第一部分:作业内容
- implement a fully-vectorized loss function for the Softmax classifier
- implement the fully-vectorized expression for its analytic gradient
- check your implementation with numerical gradient
- use a validation set to tune the learning rate and regularization strength
- optimize the loss function with SGD
- visualize the final learned weights
其中SGD:随机梯度下降(Stochastic gradient descent)
第二部分:主要代码以及注释
#############################################################################
# TODO: Compute the softmax loss and its gradient using explicit loops. #
# Store the loss in loss and the gradient in dW. If you are not careful #
# here, it is easy to run into numeric instability. Don't forget the #
# regularization! #
#############################################################################
for i in range(X.shape[0]):
score = np.dot(X[i], W)
score -= max(score) #为了数值稳定性
score = np.exp(score) #取指数
softmax_sum = np.sum(score) #得到分母
score /= softmax_sum #除以分母得到softmax
#计算梯度
for j in range(W.shape[1]):
if j != y[i]:
dW[:,j] += score[j]*X[i]
else:
dW[:,j] -= (1-score[j])*X[i]
loss -= np.log(score[y[i]]) #得到交叉熵
loss /= X.shape[0] #求平均
dW /= X.shape[0] #求平均
loss += reg*np.sum(W*W) #正则项
dW += 2*reg*W
#############################################################################
# END OF YOUR CODE #
#############################################################################
Inline Question 1:
Why do we expect our loss to be close to -log(0.1)? Explain briefly.**
Your answer: 因为w随机初始化,所以每个类计算的得分是相同的,经过softmax之后的概率是一样的,而这是一个十分类的问题,因此每一个类的概率都是0.1,求得交叉熵也就是-log(0.1)
#############################################################################
# TODO: Compute the softmax loss and its gradient using no explicit loops. #
# Store the loss in loss and the gradient in dW. If you are not careful #
# here, it is easy to run into numeric instability. Don't forget the #
# regularization! #
#############################################################################
scores = np.dot(X,W)
scores -= np.max(scores, axis=1, keepdims=True) #为了数值稳定性
scores = np.exp(scores) #取指数
scores /= np.sum(scores, axis=1, keepdims= True) #除以分母得到softmax
ds = np.copy(scores)
ds[np.arange(X.shape[0]),y] -= 1
dW = np.dot(X.T,ds) # X*W=S 求导链式法则
loss = scores[np.arange(X.shape[0]),y]
loss = -np.log(loss).sum()
loss /= X.shape[0] #求平均
dW /= X.shape[0] #求平均
loss += reg * np.sum(W * W) # 正则项
dW += 2 * reg * W
#############################################################################
# END OF YOUR CODE #
#############################################################################
# Use the validation set to tune hyperparameters (regularization strength and
# learning rate). You should experiment with different ranges for the learning
# rates and regularization strengths; if you are careful you should be able to
# get a classification accuracy of over 0.35 on the validation set.
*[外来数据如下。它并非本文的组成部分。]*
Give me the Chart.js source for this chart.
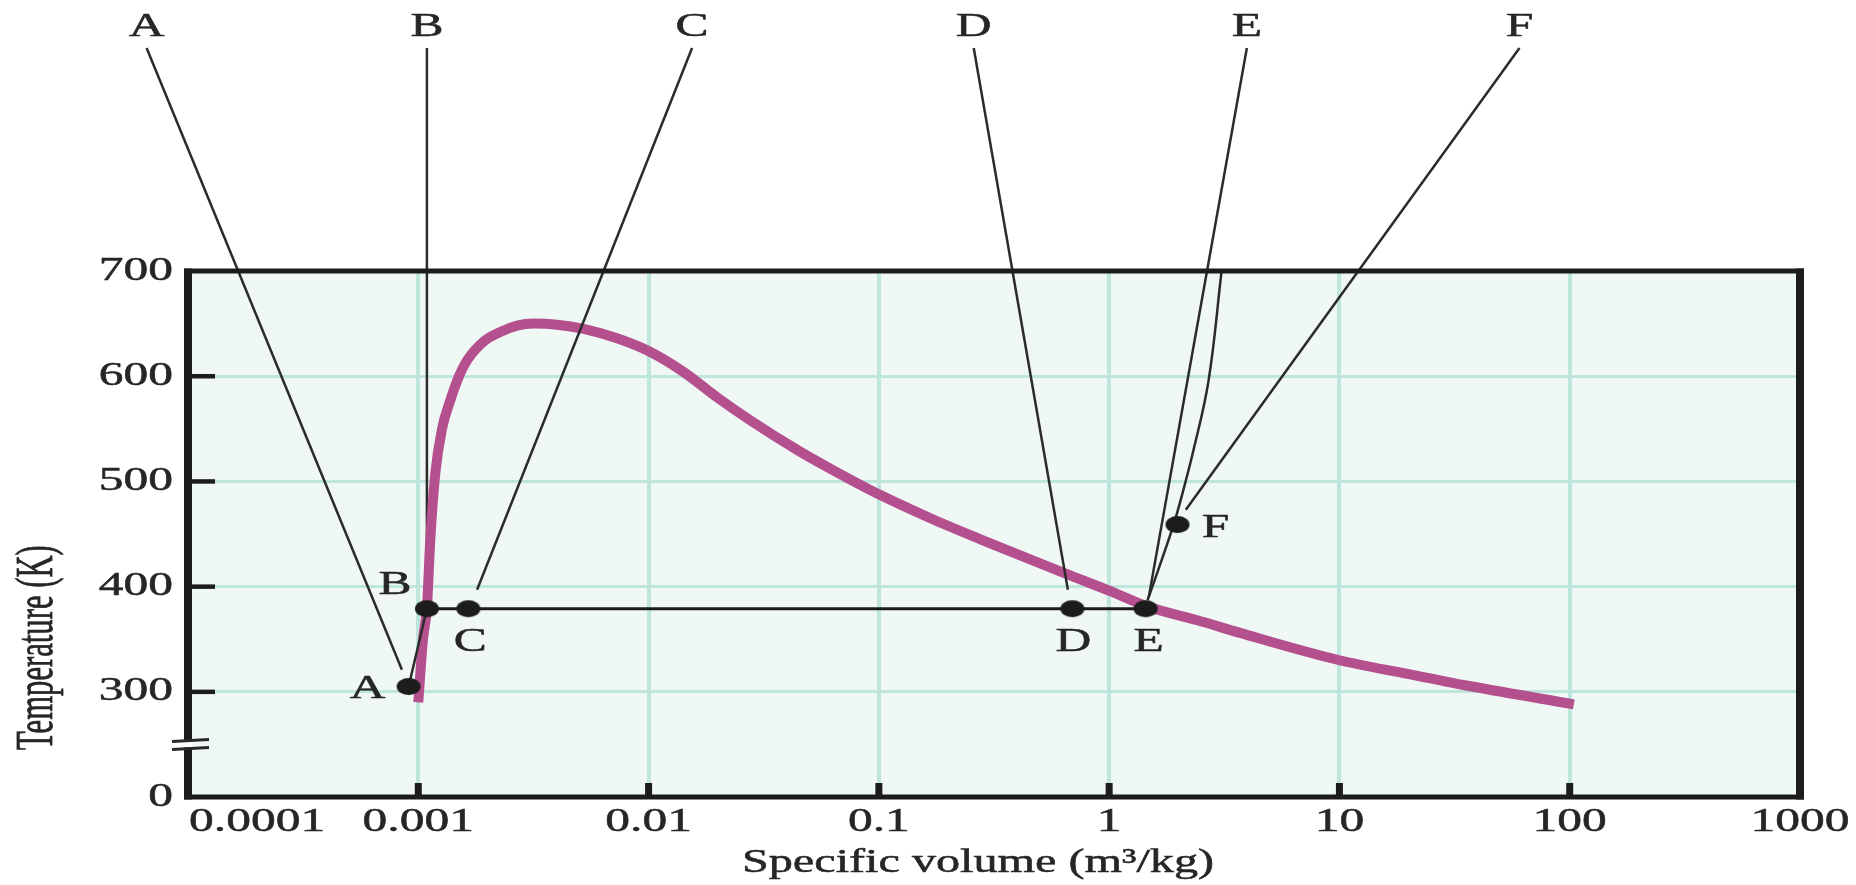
<!DOCTYPE html>
<html>
<head>
<meta charset="utf-8">
<title>Temperature vs specific volume</title>
<script src="https://cdn.jsdelivr.net/npm/chart.js@4.4.1/dist/chart.umd.min.js"></script>
<style>
  html, body { margin: 0; padding: 0; background: #ffffff; }
  #wrap { width: 1856px; height: 885px; position: relative; }
</style>
</head>
<body>
<div id="wrap"><canvas id="chart"></canvas></div>
<script>
// Axis ticks
const xTicks = [0.0001, 0.001, 0.01, 0.1, 1, 10, 100, 1000];
const xTickLabels = ['0.0001', '0.001', '0.01', '0.1', '1', '10', '100', '1000'];
const yTicks = [200, 300, 400, 500, 600, 700];
const yTickLabels = ['0', '300', '400', '500', '600', '700'];

// Saturation dome (pink curve)
const domeVolume = [0.00100, 0.001047, 0.001091, 0.001127, 0.001186, 0.001268, 0.001377, 0.001496,
  0.001629, 0.001923, 0.002270, 0.002685, 0.003170, 0.00400, 0.005224, 0.007295, 0.01019, 0.01419,
  0.01982, 0.02767, 0.04416, 0.0617, 0.1016, 0.1675, 0.2761, 0.6353, 1.030, 1.466, 2.415, 3.70,
  10.0, 19.77, 37.67, 104.2];
const domeTemp = [290, 349, 381, 444, 508, 550, 577, 599,
  615, 633, 642, 648, 650, 649, 645, 636, 623, 604,
  580, 558, 530, 512, 487, 465, 445, 413, 395, 381, 368, 356,
  330, 317, 305, 288];

// States A-F
const stateNames = ['A', 'B', 'C', 'D', 'E', 'F'];
const stateVolume = [0.000908, 0.00109, 0.00165, 0.692, 1.44, 1.98];
const stateTemp = [305, 379, 379, 379, 379, 459];

// Leader lines: from under the letters at the top down to each state
const leaderTopVolume = [0.0000661, 0.00109, 0.01545, 0.2582, 3.963, 60.53];
const leaderTopTemp = [912, 912, 912, 912, 912, 912];
const leaderEndVolume = [0.000849, 0.00109, 0.0018, 0.662, 1.486, 2.153];
const leaderEndTemp = [321, 379, 397, 397, 390, 473];

// Second line under E: from the top of the plot past F down to E
const ePathVolume = [3.078, 2.703, 2.326, 2.043, 1.905, 1.689, 1.468];
const ePathTemp = [700, 596, 530, 482, 459, 425, 387];

// Where the temperature axis is broken
const axisBreakAt = 250;

// Colours and text settings
const pink = '#b5508f';
const gridColor = '#bfe6dd';
const plotBg = '#f0f8f5';
const ink = '#1c1c1c';
const leaderColor = '#2b2b2b';
const textColor = '#262626';
const font = '33px "Liberation Serif", "Times New Roman", serif';
const stretch = 1.5;

// offsets (pixels) of the state letters from their dots
const stateLabelOffset = [[-41, 11], [-32, -15], [2, 42], [1, 42], [3, 42], [38, 12]];

function pts(xs, ys) {
  return xs.map(function (x, i) { return { x: x, y: ys[i] }; });
}

// Elliptical black dot, the picture is a bit wider than tall
var dot = document.createElement('canvas');
dot.width = 26;
dot.height = 19;
var dctx = dot.getContext('2d');
dctx.fillStyle = ink;
dctx.beginPath();
dctx.ellipse(13, 9.5, 12, 8.5, 0, 0, Math.PI * 2);
dctx.fill();

// Draw text stretched sideways like the scanned figure
function wideText(ctx, text, x, y, align, baseline, sx) {
  ctx.save();
  ctx.font = font;
  ctx.fillStyle = textColor;
  ctx.strokeStyle = textColor;
  ctx.lineWidth = 0.5;
  ctx.textAlign = align;
  ctx.textBaseline = baseline;
  ctx.translate(x, y);
  ctx.scale(sx || stretch, 1);
  ctx.fillText(text, 0, 0);
  ctx.strokeText(text, 0, 0);
  ctx.restore();
}

// Plot background under the grid
const backgroundPlugin = {
  id: 'plotBackground',
  beforeDraw: function (chart) {
    const a = chart.chartArea;
    const ctx = chart.ctx;
    ctx.save();
    ctx.fillStyle = plotBg;
    ctx.fillRect(a.left, a.top, a.right - a.left, a.bottom - a.top);
    ctx.restore();
  }
};

// Frame, inner tick marks, axis break and all text
const framePlugin = {
  id: 'frame',
  afterDraw: function (chart) {
    const a = chart.chartArea;
    const ctx = chart.ctx;
    const xs = chart.scales.x;
    const ys = chart.scales.y;
    ctx.save();
    ctx.fillStyle = ink;
    // frame: sides thicker than top and bottom
    ctx.fillRect(a.left - 4, a.top - 2.5, 8, a.bottom - a.top + 5);
    ctx.fillRect(a.right - 4, a.top - 2.5, 8, a.bottom - a.top + 5);
    ctx.fillRect(a.left - 4, a.top - 2.5, a.right - a.left + 8, 5);
    ctx.fillRect(a.left - 4, a.bottom - 2.5, a.right - a.left + 8, 5);

    // tick marks pointing inward
    yTicks.slice(1, -1).forEach(function (v) {
      const py = ys.getPixelForValue(v);
      ctx.fillRect(a.left + 4, py - 2.2, 23, 4.5);
    });
    xTicks.slice(1, -1).forEach(function (v) {
      const px = xs.getPixelForValue(v);
      ctx.fillRect(px - 3.5, a.bottom - 14, 7, 12);
    });

    // axis break on the left edge
    const yb = ys.getPixelForValue(axisBreakAt);
    ctx.fillStyle = '#ffffff';
    ctx.fillRect(a.left - 5, yb - 3, 10, 6);
    ctx.strokeStyle = '#2a2a2a';
    ctx.lineWidth = 3;
    ctx.beginPath();
    ctx.moveTo(a.left - 16, yb - 3);
    ctx.lineTo(a.left + 21, yb - 5);
    ctx.moveTo(a.left - 16, yb + 5);
    ctx.lineTo(a.left + 21, yb + 3);
    ctx.stroke();
    ctx.restore();

    // tick labels
    yTicks.forEach(function (v, i) {
      wideText(ctx, yTickLabels[i], a.left - 15, ys.getPixelForValue(v), 'right', 'middle');
    });
    xTicks.forEach(function (v, i) {
      const px = xs.getPixelForValue(v);
      if (i === 0) {
        wideText(ctx, xTickLabels[i], a.left + 1, a.bottom + 25, 'left', 'middle');
      } else {
        wideText(ctx, xTickLabels[i], px, a.bottom + 25, 'center', 'middle');
      }
    });

    // axis titles
    wideText(ctx, 'Specific volume (m³/kg)', (a.left + a.right) / 2 - 16,
      a.bottom + 75, 'center', 'alphabetic', 1.46);
    ctx.save();
    ctx.font = font;
    ctx.fillStyle = textColor;
    ctx.strokeStyle = textColor;
    ctx.lineWidth = 0.5;
    ctx.textAlign = 'center';
    ctx.textBaseline = 'middle';
    ctx.translate(38, ys.getPixelForValue(342));
    ctx.rotate(-Math.PI / 2);
    ctx.scale(0.93, 1.6);
    ctx.fillText('Temperature (K)', 0, 0);
    ctx.strokeText('Temperature (K)', 0, 0);
    ctx.restore();

    // letters at the top of the leader lines and next to the dots
    stateNames.forEach(function (name, i) {
      const tx = xs.getPixelForValue(leaderTopVolume[i]);
      const ty = ys.getPixelForValue(leaderTopTemp[i]);
      wideText(ctx, name, tx, ty - 12, 'center', 'alphabetic');
      const px = xs.getPixelForValue(stateVolume[i]);
      const py = ys.getPixelForValue(stateTemp[i]);
      const off = stateLabelOffset[i];
      wideText(ctx, name, px + off[0], py + off[1], 'center', 'alphabetic');
    });
  }
};

// Build the datasets (lower order is drawn on top)
var datasets = [];

datasets.push({
  label: 'States',
  data: pts(stateVolume, stateTemp),
  showLine: false,
  pointStyle: dot,
  pointRadius: 10,
  order: 0
});

datasets.push({
  label: 'B to E',
  data: pts([stateVolume[1], stateVolume[4]], [stateTemp[1], stateTemp[4]]),
  showLine: true,
  borderColor: ink,
  borderWidth: 3,
  pointRadius: 0,
  order: 1
});

datasets.push({
  label: 'A to B',
  data: pts(stateVolume.slice(0, 2), stateTemp.slice(0, 2)),
  showLine: true,
  borderColor: leaderColor,
  borderWidth: 2.5,
  pointRadius: 0,
  order: 2
});

for (var i = 0; i < stateNames.length; i++) {
  datasets.push({
    label: 'Leader ' + stateNames[i],
    data: pts([leaderTopVolume[i], leaderEndVolume[i]], [leaderTopTemp[i], leaderEndTemp[i]]),
    showLine: true,
    borderColor: leaderColor,
    borderWidth: 2.5,
    pointRadius: 0,
    clip: false,
    // the B line runs behind the pink curve
    order: stateNames[i] === 'B' ? 6 : 2
  });
}

datasets.push({
  label: 'E path',
  data: pts(ePathVolume, ePathTemp),
  showLine: true,
  borderColor: leaderColor,
  borderWidth: 2.5,
  pointRadius: 0,
  tension: 0.4,
  order: 2
});

datasets.push({
  label: 'Saturation dome',
  data: pts(domeVolume, domeTemp),
  showLine: true,
  borderColor: pink,
  borderWidth: 10,
  borderCapStyle: 'butt',
  pointRadius: 0,
  cubicInterpolationMode: 'monotone',
  order: 5
});

var ctx = document.getElementById('chart').getContext('2d');
var chart = new Chart(ctx, {
  type: 'scatter',
  data: { datasets: datasets },
  options: {
    responsive: true,
    maintainAspectRatio: false,
    animation: false,
    events: [],
    layout: { padding: { left: 188, right: 56, top: 271, bottom: 88 } },
    plugins: {
      legend: { display: false },
      tooltip: { enabled: false }
    },
    scales: {
      x: {
        type: 'logarithmic',
        min: 0.0001,
        max: 1000,
        afterBuildTicks: function (axis) {
          axis.ticks = xTicks.map(function (v) { return { value: v }; });
        },
        ticks: { display: false },
        grid: { color: gridColor, lineWidth: 4, drawTicks: false },
        border: { display: false }
      },
      y: {
        type: 'linear',
        min: 200,
        max: 700,
        afterBuildTicks: function (axis) {
          axis.ticks = yTicks.map(function (v) { return { value: v }; });
        },
        ticks: { display: false },
        grid: { color: gridColor, lineWidth: 3, drawTicks: false },
        border: { display: false }
      }
    }
  },
  plugins: [backgroundPlugin, framePlugin]
});
</script>
</body>
</html>
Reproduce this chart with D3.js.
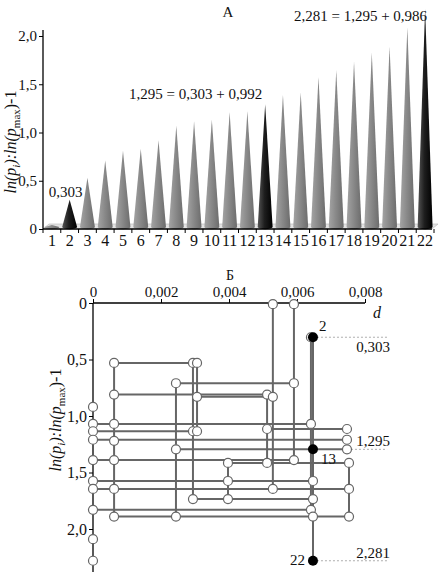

from cs231n.classifiers import Softmax
results = {}
best_val = -1
best_softmax = None
learning_rates = [1e-7, 5e-7]
regularization_strengths = [2.5e3, 5e3, 7e3]
################################################################################
# TODO: #
# Use the validation set to set the learning rate and regularization strength. #
# This should be identical to the validation that you did for the SVM; save #
# the best trained softmax classifer in best_softmax. #
################################################################################
from copy import deepcopy
for lr in learning_rates:
for reg in regularization_strengths:
softmax = Softmax()
softmax.train(X_train, y_train, lr, reg, 1500, 128)
train_pred = softmax.predict(X_train)
train_acc = np.mean(train_pred == y_train)
val_pred = softmax.predict(X_val)
val_acc = np.mean(val_pred == y_val)
results[(lr, reg)] = [train_acc, val_acc]
if val_acc > best_val:
best_val = val_acc
best_softmax = deepcopy(softmax)
################################################################################
# END OF YOUR CODE #
################################################################################
# Print out results.
for lr, reg in sorted(results):
train_accuracy, val_accuracy = results[(lr, reg)]
print('lr %e reg %e train accuracy: %f val accuracy: %f' % (
lr, reg, train_accuracy, val_accuracy))
print('best validation accuracy achieved during cross-validation: %f' % best_val)
Inline Question - True or False
It's possible to add a new datapoint to a training set that would leave the SVM loss unchanged, but this is not the case with the Softmax classifier loss.
Your answer:True
Your explanation:因为 根据svm 的公式有可能加的数据点对svm来讲比较好辨识,所以取max之后都是0,但是对于softmax而言,总会得到一个概率分布,然后算出交叉熵,换言之,softmax的loss总会加上一个量,即使是一个很小的量。